• What to do: Give the material once more, word for word, without any images.

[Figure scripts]
────

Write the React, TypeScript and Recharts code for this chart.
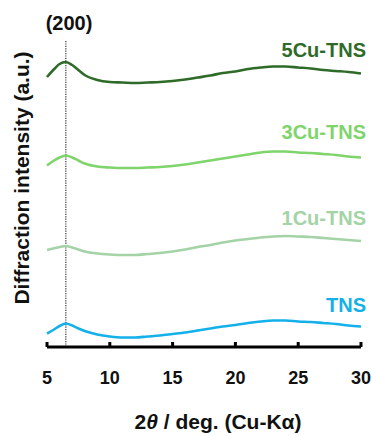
import { LineChart, Line, XAxis, YAxis, ReferenceLine } from 'recharts';

// 2θ positions (deg)
const twoTheta = [5, 5.5, 6, 6.5, 7, 7.5, 8, 9, 10, 11, 12, 13, 14, 15, 16, 17, 18, 19, 20, 21, 22, 23, 24, 25, 26, 27, 28, 29, 30];

// stacked intensities (a.u., already offset)
const cu5 = [270, 277, 283, 285, 282, 277, 272, 267, 265, 264.5, 264, 264.5, 265, 266, 267.5, 269.5, 271.5, 274, 275.5, 278, 279.5, 280.5, 280.5, 279.5, 278.5, 277, 276, 275, 273.5];
const cu3 = [181.5, 186, 189.5, 191.5, 189.5, 186.5, 183.5, 180.5, 179.5, 179, 179, 179.5, 180, 181, 182.5, 184.5, 186.5, 188.5, 190.5, 192.5, 194.5, 195.5, 195.5, 194.5, 194, 193, 192, 190.5, 189.5];
const cu1 = [97, 98.5, 100, 101, 99.5, 97.5, 95.5, 93.5, 92.5, 92, 92, 93, 94, 95.5, 97.5, 100, 102, 104.5, 106.5, 108, 109.5, 110.5, 111, 110.5, 110, 109, 108, 107, 106];
const tns = [13.5, 17, 21, 23.5, 21.5, 18.5, 16, 12.5, 10.5, 9.5, 9.5, 10.5, 11.5, 13, 14.5, 16.5, 18.5, 20.5, 22, 24, 25.5, 26.5, 26.5, 25.5, 25, 24, 23, 21.5, 20.5];

const xTicks = [5, 10, 15, 20, 25, 30];
const peakPos = 6.5;

const series = [
  { key: 'cu5', name: '5Cu-TNS', color: '#2f6b28', labelY: 57 },
  { key: 'cu3', name: '3Cu-TNS', color: '#7fd46c', labelY: 139 },
  { key: 'cu1', name: '1Cu-TNS', color: '#a3d3a6', labelY: 225 },
  { key: 'tns', name: 'TNS', color: '#14b0ea', labelY: 312 },
];

const data = twoTheta.map((x, i) => ({ x, cu5: cu5[i], cu3: cu3[i], cu1: cu1[i], tns: tns[i] }));

const FONT = '"Liberation Sans", Arial, sans-serif';

const Tick = ({ x, y, payload }: any) => (
  <g>
    <line x1={x} x2={x} y1={y - 5} y2={y} stroke="#000" strokeWidth={3} />
    <text x={x} y={y + 37} textAnchor="middle" fontFamily={FONT} fontWeight="bold" fontSize={18} fill="#111">
      {payload.value}
    </text>
  </g>
);

export default function App() {
  return (
    <div style={{ position: 'absolute', left: 0, top: 0, width: 371, height: 436, background: '#fff' }}>
      <LineChart width={371} height={436} data={data} margin={{ top: 41, right: 10, bottom: 59, left: 47 }}>
        <XAxis
          dataKey="x"
          type="number"
          domain={[5, 30]}
          ticks={xTicks}
          height={30}
          tickSize={0}
          tickMargin={0}
          tickLine={false}
          axisLine={{ stroke: '#000', strokeWidth: 3 }}
          tick={<Tick />}
          interval={0}
        />
        <YAxis hide type="number" domain={[0, 306]} />
        <ReferenceLine x={peakPos} stroke="#333" strokeWidth={1.2} strokeDasharray="1.2 1.2" />
        {series.map((s) => (
          <Line
            key={s.key}
            dataKey={s.key}
            type="monotone"
            stroke={s.color}
            strokeWidth={2.6}
            dot={false}
            isAnimationActive={false}
          />
        ))}
      </LineChart>
      <svg width={371} height={436} style={{ position: 'absolute', left: 0, top: 0, pointerEvents: 'none' }}>
        <text x={69} y={30} textAnchor="middle" fontFamily={FONT} fontWeight="bold" fontSize={20} fill="#111">
          (200)
        </text>
        {series.map((s) => (
          <text key={s.key} x={366} y={s.labelY} textAnchor="end" fontFamily={FONT} fontWeight="bold" fontSize={20} fill={s.color}>
            {s.name}
          </text>
        ))}
        <text
          x={29}
          y={178}
          transform="rotate(-90 29 178)"
          textAnchor="middle"
          fontFamily={FONT}
          fontWeight="bold"
          fontSize={21}
          fill="#111"
        >
          Diffraction intensity (a.u.)
        </text>
        <text x={218} y={429} textAnchor="middle" fontFamily={FONT} fontWeight="bold" fontSize={21} fill="#111">
          2<tspan fontStyle="italic">θ</tspan> / deg. (Cu-Kα)
        </text>
      </svg>
    </div>
  );
}
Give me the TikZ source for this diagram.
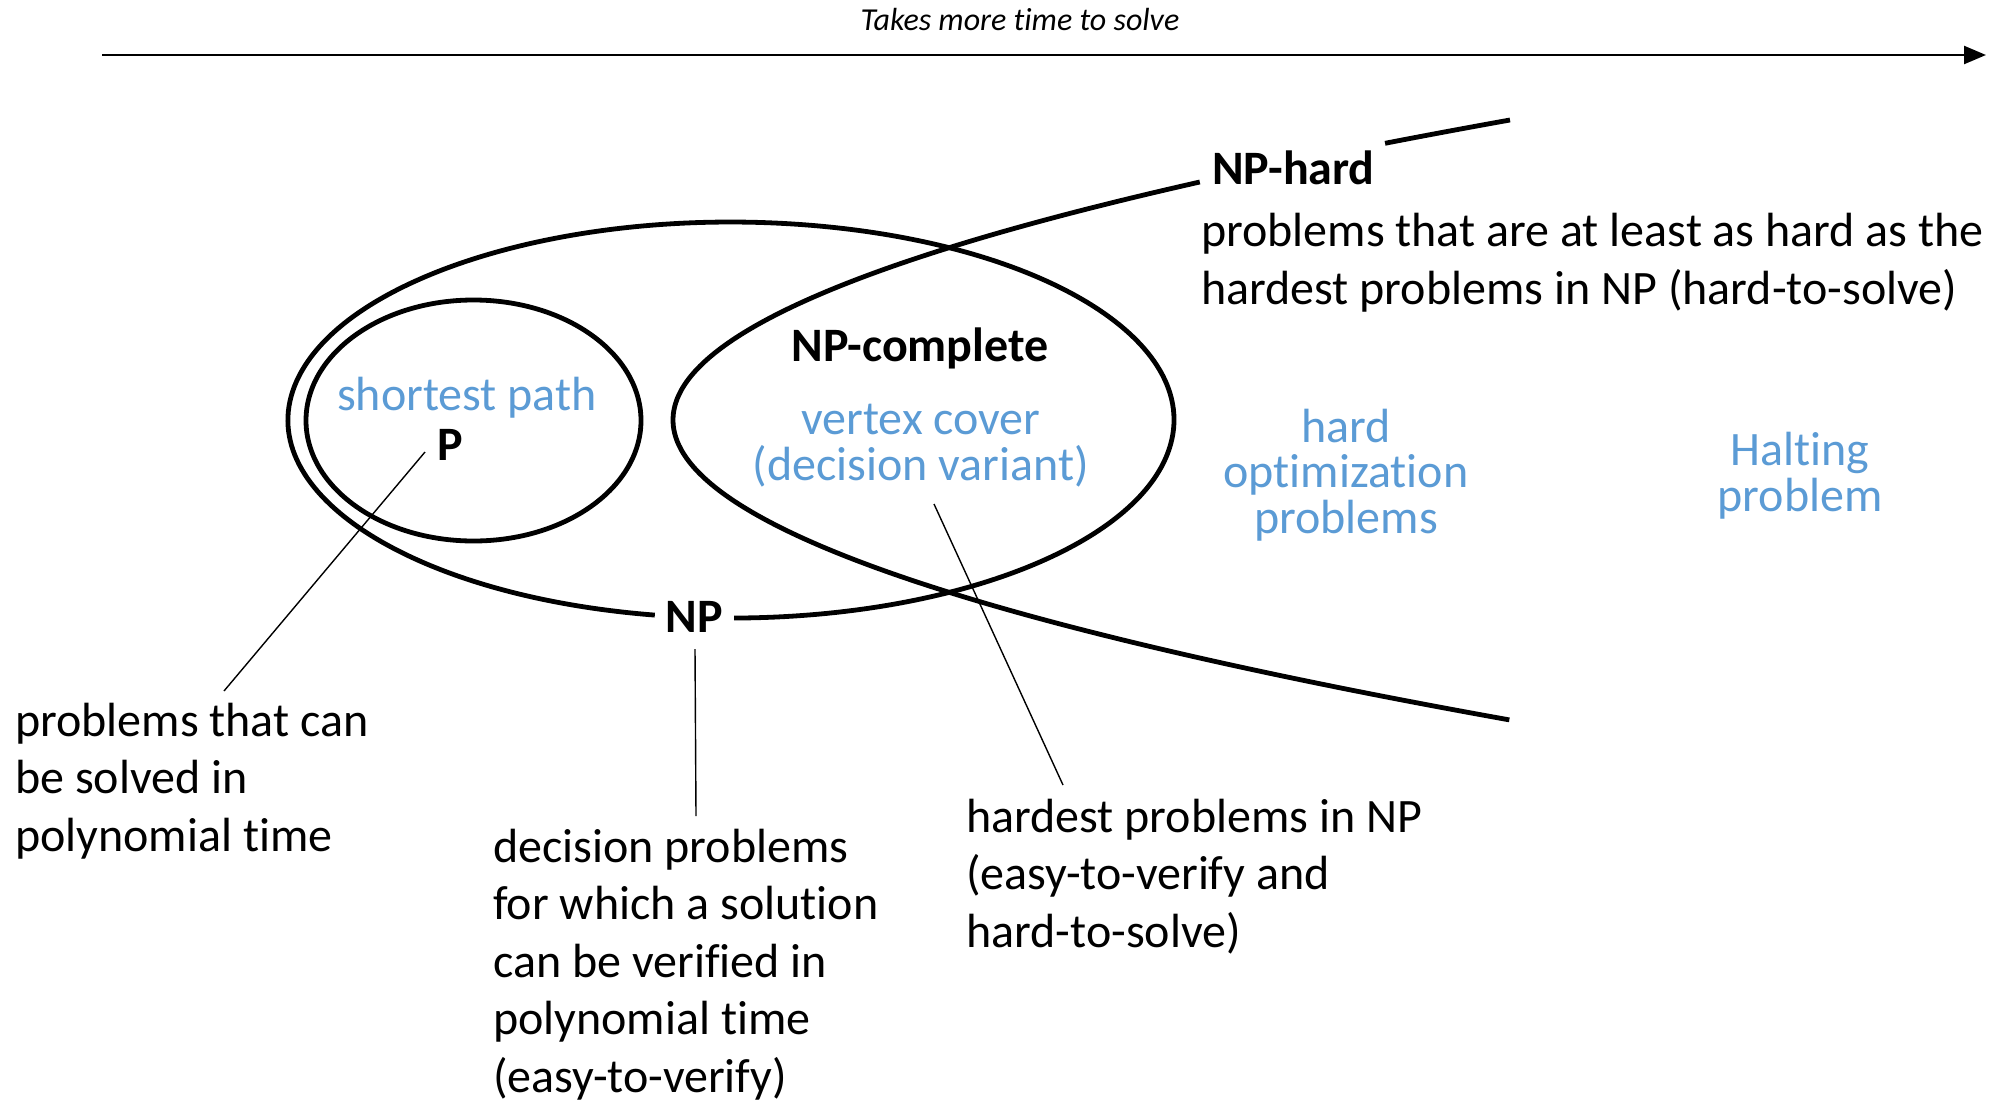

────

• Solution to the problem:
Write the React, TypeScript and Recharts code for this chart.
import { LineChart, Line, XAxis, YAxis, ReferenceLine } from 'recharts';

// 2θ positions (deg)
const twoTheta = [5, 5.5, 6, 6.5, 7, 7.5, 8, 9, 10, 11, 12, 13, 14, 15, 16, 17, 18, 19, 20, 21, 22, 23, 24, 25, 26, 27, 28, 29, 30];

// stacked intensities (a.u., already offset)
const cu5 = [270, 277, 283, 285, 282, 277, 272, 267, 265, 264.5, 264, 264.5, 265, 266, 267.5, 269.5, 271.5, 274, 275.5, 278, 279.5, 280.5, 280.5, 279.5, 278.5, 277, 276, 275, 273.5];
const cu3 = [181.5, 186, 189.5, 191.5, 189.5, 186.5, 183.5, 180.5, 179.5, 179, 179, 179.5, 180, 181, 182.5, 184.5, 186.5, 188.5, 190.5, 192.5, 194.5, 195.5, 195.5, 194.5, 194, 193, 192, 190.5, 189.5];
const cu1 = [97, 98.5, 100, 101, 99.5, 97.5, 95.5, 93.5, 92.5, 92, 92, 93, 94, 95.5, 97.5, 100, 102, 104.5, 106.5, 108, 109.5, 110.5, 111, 110.5, 110, 109, 108, 107, 106];
const tns = [13.5, 17, 21, 23.5, 21.5, 18.5, 16, 12.5, 10.5, 9.5, 9.5, 10.5, 11.5, 13, 14.5, 16.5, 18.5, 20.5, 22, 24, 25.5, 26.5, 26.5, 25.5, 25, 24, 23, 21.5, 20.5];

const xTicks = [5, 10, 15, 20, 25, 30];
const peakPos = 6.5;

const series = [
  { key: 'cu5', name: '5Cu-TNS', color: '#2f6b28', labelY: 57 },
  { key: 'cu3', name: '3Cu-TNS', color: '#7fd46c', labelY: 139 },
  { key: 'cu1', name: '1Cu-TNS', color: '#a3d3a6', labelY: 225 },
  { key: 'tns', name: 'TNS', color: '#14b0ea', labelY: 312 },
];

const data = twoTheta.map((x, i) => ({ x, cu5: cu5[i], cu3: cu3[i], cu1: cu1[i], tns: tns[i] }));

const FONT = '"Liberation Sans", Arial, sans-serif';

const Tick = ({ x, y, payload }: any) => (
  <g>
    <line x1={x} x2={x} y1={y - 5} y2={y} stroke="#000" strokeWidth={3} />
    <text x={x} y={y + 37} textAnchor="middle" fontFamily={FONT} fontWeight="bold" fontSize={18} fill="#111">
      {payload.value}
    </text>
  </g>
);

export default function App() {
  return (
    <div style={{ position: 'absolute', left: 0, top: 0, width: 371, height: 436, background: '#fff' }}>
      <LineChart width={371} height={436} data={data} margin={{ top: 41, right: 10, bottom: 59, left: 47 }}>
        <XAxis
          dataKey="x"
          type="number"
          domain={[5, 30]}
          ticks={xTicks}
          height={30}
          tickSize={0}
          tickMargin={0}
          tickLine={false}
          axisLine={{ stroke: '#000', strokeWidth: 3 }}
          tick={<Tick />}
          interval={0}
        />
        <YAxis hide type="number" domain={[0, 306]} />
        <ReferenceLine x={peakPos} stroke="#333" strokeWidth={1.2} strokeDasharray="1.2 1.2" />
        {series.map((s) => (
          <Line
            key={s.key}
            dataKey={s.key}
            type="monotone"
            stroke={s.color}
            strokeWidth={2.6}
            dot={false}
            isAnimationActive={false}
          />
        ))}
      </LineChart>
      <svg width={371} height={436} style={{ position: 'absolute', left: 0, top: 0, pointerEvents: 'none' }}>
        <text x={69} y={30} textAnchor="middle" fontFamily={FONT} fontWeight="bold" fontSize={20} fill="#111">
          (200)
        </text>
        {series.map((s) => (
          <text key={s.key} x={366} y={s.labelY} textAnchor="end" fontFamily={FONT} fontWeight="bold" fontSize={20} fill={s.color}>
            {s.name}
          </text>
        ))}
        <text
          x={29}
          y={178}
          transform="rotate(-90 29 178)"
          textAnchor="middle"
          fontFamily={FONT}
          fontWeight="bold"
          fontSize={21}
          fill="#111"
        >
          Diffraction intensity (a.u.)
        </text>
        <text x={218} y={429} textAnchor="middle" fontFamily={FONT} fontWeight="bold" fontSize={21} fill="#111">
          2<tspan fontStyle="italic">θ</tspan> / deg. (Cu-Kα)
        </text>
      </svg>
    </div>
  );
}
Give me the TikZ source for this diagram.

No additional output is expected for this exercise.